# Problem requirements
Starting from the top of the material, restate each line exactly until the line that contains "fig = go.Figure()", which is also copied. Pictures are excluded.

—————

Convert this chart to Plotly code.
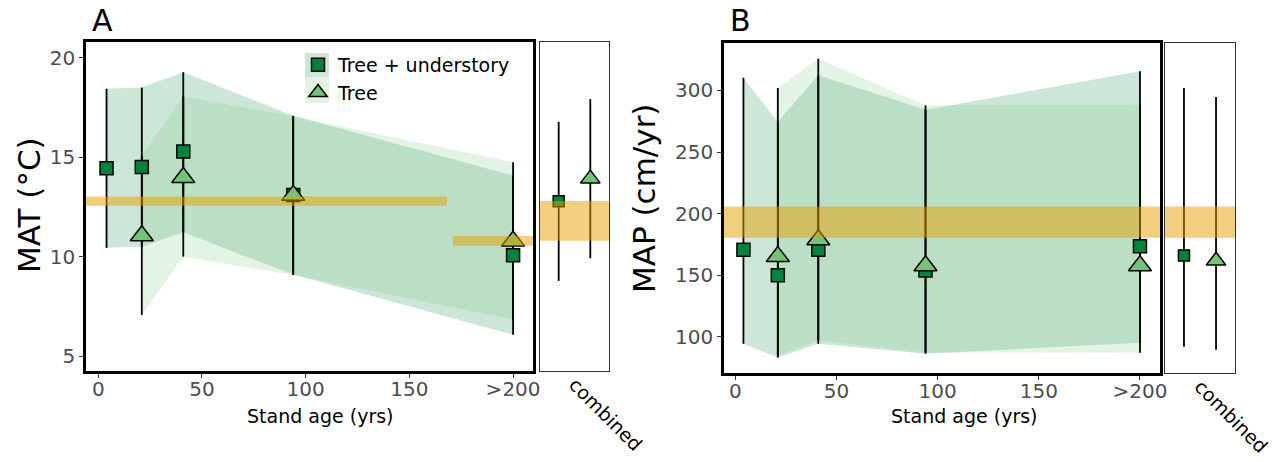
import plotly.graph_objects as go

# ---------------- data ----------------
AGES = [4, 21, 41, 94, 200]
AGES_TREE = [21, 41, 94, 200]
AGE_TICKS = [0, 50, 100, 150, 200]
AGE_TICK_LABELS = ["0", "50", "100", "150", ">200"]

MAT_TU_MEAN = [14.44, 14.50, 15.28, 13.10, 10.07]
MAT_TU_LO = [10.44, 10.50, 11.22, 9.10, 6.07]
MAT_TU_HI = [18.44, 18.50, 19.27, 17.08, 14.07]
MAT_T_MEAN = [11.05, 13.98, 13.08, 10.78]
MAT_T_LO = [7.07, 10.00, 9.08, 6.84]
MAT_T_HI = [15.07, 18.05, 17.05, 14.75]
MAT_COMB_TU = [12.78, 8.78, 16.78]   # mean, lo, hi
MAT_COMB_T = [13.92, 9.92, 17.92]
MAT_REF_FROM = [-10, 171]
MAT_REF_TO = [168, 220]
MAT_REF_LO = [12.56, 10.55]
MAT_REF_HI = [13.02, 11.04]
MAT_COMB_REF = [10.8, 12.8]
MAT_TICKS = [5, 10, 15, 20]

MAP_TU_MEAN = [170.8, 150.0, 170.8, 154.0, 173.5]
MAP_TU_LO = [94.6, 83.3, 94.6, 86.5, 95.4]
MAP_TU_HI = [310.3, 274.3, 312.2, 284.3, 315.4]
MAP_T_MEAN = [165.3, 178.9, 157.8, 157.8]
MAP_T_LO = [85.2, 97.3, 87.5, 87.3]
MAP_T_HI = [301.9, 325.7, 287.8, 288.4]
MAP_COMB_TU = [166.0, 92.0, 301.9]
MAP_COMB_T = [161.8, 89.7, 294.6]
MAP_REF_FROM = [-10]
MAP_REF_TO = [220]
MAP_REF_LO = [180.5]
MAP_REF_HI = [205.9]
MAP_COMB_REF = [180.5, 205.9]
MAP_TICKS = [100, 150, 200, 250, 300]

SERIES = ["Tree + understory", "Tree"]
COMB_LABEL = "combined"

# ---------------- style ----------------
FONT = "DejaVu Sans"
C_TU = "#00843D"
C_T = "#74C476"
RIB_TU = "rgba(0,132,61,0.2)"
RIB_T = "rgba(116,196,118,0.2)"
REF = "rgba(230,159,0,0.5)"
X_RANGE_A = [-5.9, 209.6]
X_RANGE_B = [-5.6, 209.9]
Y_RANGE_A = [4.25, 20.79]
Y_RANGE_B = [70.8, 338.4]
COMB_RANGE = [0.4, 1.6]
COMB_X = 1.0
DODGE = 0.275

fig = go.Figure()


def ribbon(xs, lo, hi, color, xa, ya):
    fig.add_trace(go.Scatter(
        x=list(xs) + list(xs)[::-1], y=list(hi) + list(lo)[::-1],
        mode="lines", fill="toself", fillcolor=color, line=dict(width=0),
        showlegend=False, hoverinfo="skip", xaxis=xa, yaxis=ya))


def errbars(xs, mean, lo, hi, xa, ya):
    fig.add_trace(go.Scatter(
        x=xs, y=mean, mode="markers", marker=dict(size=2, opacity=0),
        error_y=dict(type="data", symmetric=False,
                     array=[h - m for h, m in zip(hi, mean)],
                     arrayminus=[m - l for l, m in zip(lo, mean)],
                     color="black", thickness=1.8, width=0),
        showlegend=False, hoverinfo="skip", xaxis=xa, yaxis=ya))


def points(xs, mean, symbol, size, color, name, legend, xa, ya):
    fig.add_trace(go.Scatter(
        x=xs, y=mean, mode="markers", name=name, showlegend=legend,
        marker=dict(symbol=symbol, size=size, color=color,
                    line=dict(color="black", width=1.5)),
        xaxis=xa, yaxis=ya))


def band(x0s, x1s, los, his, xa, ya):
    for x0, x1, lo, hi in zip(x0s, x1s, los, his):
        fig.add_trace(go.Scatter(
            x=[x0, x1, x1, x0, x0], y=[lo, lo, hi, hi, lo],
            mode="lines", fill="toself", fillcolor=REF, line=dict(width=0),
            showlegend=False, hoverinfo="skip", xaxis=xa, yaxis=ya))


def panel(tu_m, tu_lo, tu_hi, t_m, t_lo, t_hi, c_tu, c_t,
          ref_from, ref_to, ref_lo, ref_hi, comb_ref, xa, ya, xc, yc, legend):
    ribbon(AGES, tu_lo, tu_hi, RIB_TU, xa, ya)
    ribbon(AGES_TREE, t_lo, t_hi, RIB_T, xa, ya)
    errbars(AGES, tu_m, tu_lo, tu_hi, xa, ya)
    errbars(AGES_TREE, t_m, t_lo, t_hi, xa, ya)
    points(AGES, tu_m, "square", 13, C_TU, SERIES[0], legend, xa, ya)
    points(AGES_TREE, t_m, "triangle-up", 20, C_T, SERIES[1], legend, xa, ya)
    band(ref_from, ref_to, ref_lo, ref_hi, xa, ya)
    # combined panel
    cx = [COMB_X - DODGE, COMB_X + DODGE]
    errbars([cx[0]], [c_tu[0]], [c_tu[1]], [c_tu[2]], xc, yc)
    errbars([cx[1]], [c_t[0]], [c_t[1]], [c_t[2]], xc, yc)
    points([cx[0]], [c_tu[0]], "square", 11, C_TU, SERIES[0], False, xc, yc)
    points([cx[1]], [c_t[0]], "triangle-up", 17, C_T, SERIES[1], False, xc, yc)
    band([COMB_RANGE[0] - 1], [COMB_RANGE[1] + 1], [comb_ref[0]], [comb_ref[1]], xc, yc)


panel(MAT_TU_MEAN, MAT_TU_LO, MAT_TU_HI, MAT_T_MEAN, MAT_T_LO, MAT_T_HI,
      MAT_COMB_TU, MAT_COMB_T, MAT_REF_FROM, MAT_REF_TO, MAT_REF_LO, MAT_REF_HI,
      MAT_COMB_REF, "x", "y", "x2", "y2", True)
panel(MAP_TU_MEAN, MAP_TU_LO, MAP_TU_HI, MAP_T_MEAN, MAP_T_LO, MAP_T_HI,
      MAP_COMB_TU, MAP_COMB_T, MAP_REF_FROM, MAP_REF_TO, MAP_REF_LO, MAP_REF_HI,
      MAP_COMB_REF, "x3", "y3", "x4", "y4", False)

W, H = 1280, 462


def px(a, b):
    return [a / W, b / W]


def py(top, bottom):
    return [1 - bottom / H, 1 - top / H]


tickfont = dict(family=FONT, size=20, color="#4d4d4d")
main_x = dict(showgrid=False, zeroline=False, showline=True, mirror=True, automargin=False,
              linecolor="black", linewidth=2.5, ticks="outside", ticklen=4,
              tickcolor="#333333", tickvals=AGE_TICKS, ticktext=AGE_TICK_LABELS,
              tickfont=tickfont, ticklabelstandoff=-6)
main_y = dict(showgrid=False, zeroline=False, showline=True, mirror=True, automargin=False,
              linecolor="black", linewidth=2.5, ticks="outside", ticklen=4,
              tickcolor="#333333", tickfont=tickfont)
comb_x = dict(showgrid=False, zeroline=False, showline=True, mirror=True, automargin=False,
              linecolor="#333333", linewidth=1.2, ticks="", range=COMB_RANGE,
              tickvals=[COMB_X], ticktext=[COMB_LABEL], tickangle=45,
              tickfont=dict(family=FONT, size=19, color="black"), ticklabelstandoff=-6)
comb_y = dict(showgrid=False, zeroline=False, showline=True, mirror=True, automargin=False,
              linecolor="#333333", linewidth=1.2, ticks="", showticklabels=False)

fig.update_layout(
    width=W, height=H, margin=dict(l=0, r=0, t=0, b=0, autoexpand=False),
    paper_bgcolor="white", plot_bgcolor="white",
    font=dict(family=FONT, color="black"),
    xaxis=dict(main_x, domain=px(86, 533), range=X_RANGE_A, anchor="y"),
    yaxis=dict(main_y, domain=py(42, 371), range=Y_RANGE_A, tickvals=MAT_TICKS, anchor="x"),
    xaxis2=dict(comb_x, domain=px(540, 609), anchor="y2"),
    yaxis2=dict(comb_y, domain=py(42, 371), range=Y_RANGE_A, anchor="x2"),
    xaxis3=dict(main_x, domain=px(724, 1160), range=X_RANGE_B, anchor="y3"),
    yaxis3=dict(main_y, domain=py(43, 373), range=Y_RANGE_B, tickvals=MAP_TICKS, anchor="x3"),
    xaxis4=dict(comb_x, domain=px(1165, 1235), anchor="y4"),
    yaxis4=dict(comb_y, domain=py(43, 373), range=Y_RANGE_B, anchor="x4"),
    legend=dict(x=298 / W, y=1 - 46 / H, xanchor="left", yanchor="top",
                bgcolor="rgba(0,0,0,0)", font=dict(family=FONT, size=19, color="black"),
                itemsizing="trace", tracegroupgap=0),
    showlegend=True,
)

ann = [
    dict(text="A", x=90 / W, y=1 - 21 / H, xanchor="left", yanchor="middle", font=dict(size=30)),
    dict(text="B", x=728 / W, y=1 - 21 / H, xanchor="left", yanchor="middle", font=dict(size=30)),
    dict(text="MAT (°C)", x=29 / W, y=1 - 205 / H, xanchor="center", yanchor="middle",
         textangle=-90, font=dict(size=31)),
    dict(text="MAP (cm/yr)", x=644 / W, y=1 - 199 / H, xanchor="center", yanchor="middle",
         textangle=-90, font=dict(size=31)),
    dict(text="Stand age (yrs)", x=320 / W, y=1 - 416 / H, xanchor="center", yanchor="middle",
         font=dict(size=19)),
    dict(text="Stand age (yrs)", x=964 / W, y=1 - 416 / H, xanchor="center", yanchor="middle",
         font=dict(size=19)),
]
for a in ann:
    a.update(xref="paper", yref="paper", showarrow=False)
    a["font"] = dict(family=FONT, color="black", **a["font"])
fig.update_layout(annotations=ann)

# legend key backgrounds
fig.update_layout(shapes=[
    dict(type="rect", xref="paper", yref="paper", x0=305 / W, x1=329 / W,
         y0=1 - 77 / H, y1=1 - 53 / H, fillcolor=RIB_TU, line=dict(width=0), layer="above"),
    dict(type="rect", xref="paper", yref="paper", x0=305 / W, x1=329 / W,
         y0=1 - 103 / H, y1=1 - 77 / H, fillcolor=RIB_T, line=dict(width=0), layer="above"),
])

fig.write_html("out.html")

—————

# Worked solution
Convert this chart to Plotly code.
import plotly.graph_objects as go

# ---------------- data ----------------
AGES = [4, 21, 41, 94, 200]
AGES_TREE = [21, 41, 94, 200]
AGE_TICKS = [0, 50, 100, 150, 200]
AGE_TICK_LABELS = ["0", "50", "100", "150", ">200"]

MAT_TU_MEAN = [14.44, 14.50, 15.28, 13.10, 10.07]
MAT_TU_LO = [10.44, 10.50, 11.22, 9.10, 6.07]
MAT_TU_HI = [18.44, 18.50, 19.27, 17.08, 14.07]
MAT_T_MEAN = [11.05, 13.98, 13.08, 10.78]
MAT_T_LO = [7.07, 10.00, 9.08, 6.84]
MAT_T_HI = [15.07, 18.05, 17.05, 14.75]
MAT_COMB_TU = [12.78, 8.78, 16.78]   # mean, lo, hi
MAT_COMB_T = [13.92, 9.92, 17.92]
MAT_REF_FROM = [-10, 171]
MAT_REF_TO = [168, 220]
MAT_REF_LO = [12.56, 10.55]
MAT_REF_HI = [13.02, 11.04]
MAT_COMB_REF = [10.8, 12.8]
MAT_TICKS = [5, 10, 15, 20]

MAP_TU_MEAN = [170.8, 150.0, 170.8, 154.0, 173.5]
MAP_TU_LO = [94.6, 83.3, 94.6, 86.5, 95.4]
MAP_TU_HI = [310.3, 274.3, 312.2, 284.3, 315.4]
MAP_T_MEAN = [165.3, 178.9, 157.8, 157.8]
MAP_T_LO = [85.2, 97.3, 87.5, 87.3]
MAP_T_HI = [301.9, 325.7, 287.8, 288.4]
MAP_COMB_TU = [166.0, 92.0, 301.9]
MAP_COMB_T = [161.8, 89.7, 294.6]
MAP_REF_FROM = [-10]
MAP_REF_TO = [220]
MAP_REF_LO = [180.5]
MAP_REF_HI = [205.9]
MAP_COMB_REF = [180.5, 205.9]
MAP_TICKS = [100, 150, 200, 250, 300]

SERIES = ["Tree + understory", "Tree"]
COMB_LABEL = "combined"

# ---------------- style ----------------
FONT = "DejaVu Sans"
C_TU = "#00843D"
C_T = "#74C476"
RIB_TU = "rgba(0,132,61,0.2)"
RIB_T = "rgba(116,196,118,0.2)"
REF = "rgba(230,159,0,0.5)"
X_RANGE_A = [-5.9, 209.6]
X_RANGE_B = [-5.6, 209.9]
Y_RANGE_A = [4.25, 20.79]
Y_RANGE_B = [70.8, 338.4]
COMB_RANGE = [0.4, 1.6]
COMB_X = 1.0
DODGE = 0.275

fig = go.Figure()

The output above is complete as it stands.